I know there will be no hiding at tonight’s event. Stephen Markley reads from his first published book, Publish This Book, at the Book Cellar in Lincoln Square. On normal nights, I would call the bookstore cozy and charming. Tonight it’s microscopic. Before others begin showing up, I wonder if it would be weird for me to set up camp behind a bookcase, just out of sight, so that I could listen to the reading in secret. That way, I wouldn’t feel like I was either sitting in judgment, all smug and superior, or like I was a phony, a fake fan, smiling and nodding and feigning laughter. The whole business always makes me feel like I did when I sometimes only pretended to play my clarinet in the high school band. (Mr.

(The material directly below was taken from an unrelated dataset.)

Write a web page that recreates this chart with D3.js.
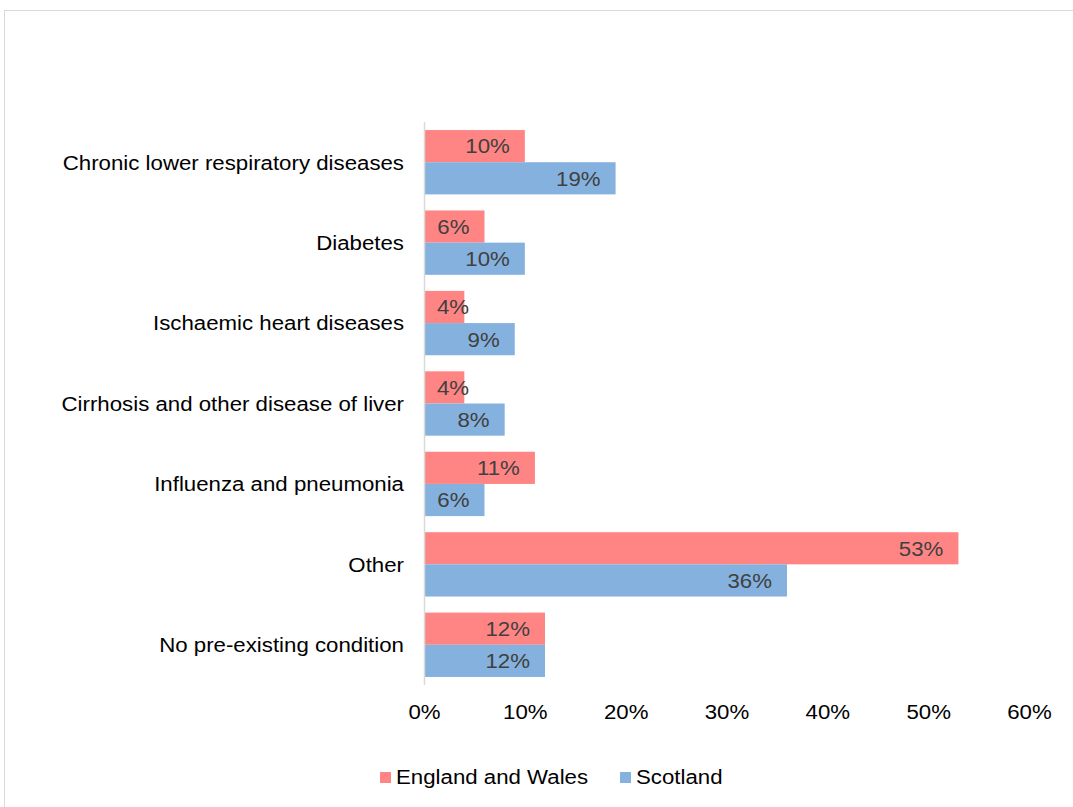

Thompson could always tell, damn it! Could the authors tell when I’m faking it?) Unfortunately, my options are severely limited by the fact that I brought Pop Sabio along. He’s as big as a lumberjack and, at times, as loud as a jackhammer, which is peculiar given his bookishness, and he’s also unreasonably proud of his girls. He would make a huge nobody-puts-Baby-in-the-corner scene if I tried to hide. That’s just his way. So I sit at a table near the exit and hope for a full house.
At 7pm, when the event is scheduled to begin, there are only a handful of people in the shop who don’t work there. I am worried at first, as I imagine Markley must be. I text Skiddle and tell her it’s like on Flight of the Concords. (She LOLs and calls me Mel, making me fear that Sabio and I would have to compensate by playing ridiculous, die-hard groupies.) Of course, at about a quarter after seven, people start trickling into the store, ordering drinks, and making small talk. I should have known that someone who seems to project the quintessential slacker image would draw a crowd of latecomers.
While waiting for the reading to start, I keep thinking to myself please, please, please don’t let Stephen Markley be the one with the harsh, machine-gun laughter who’s introducing himself to everyone individually because that might somehow confirm my suspicion that he’s one of those obnoxious, drunk, smelly, in-your-face, loudmouth Cubs fans that can make a ride on the “L” so unpleasant. (For the record, I do know some nice Cubs fans.) The machine-gun laughter guy turns out to be a representative from the Literary Writers Network, a Chicago “organization dedicated to literary excellence through the advancement and promotion of emerging fiction and creative non-fiction writers” (http://www.literarywritersnetwork.org/). Go figure. It just goes to show that you can’t always judge someone based on the way they laugh.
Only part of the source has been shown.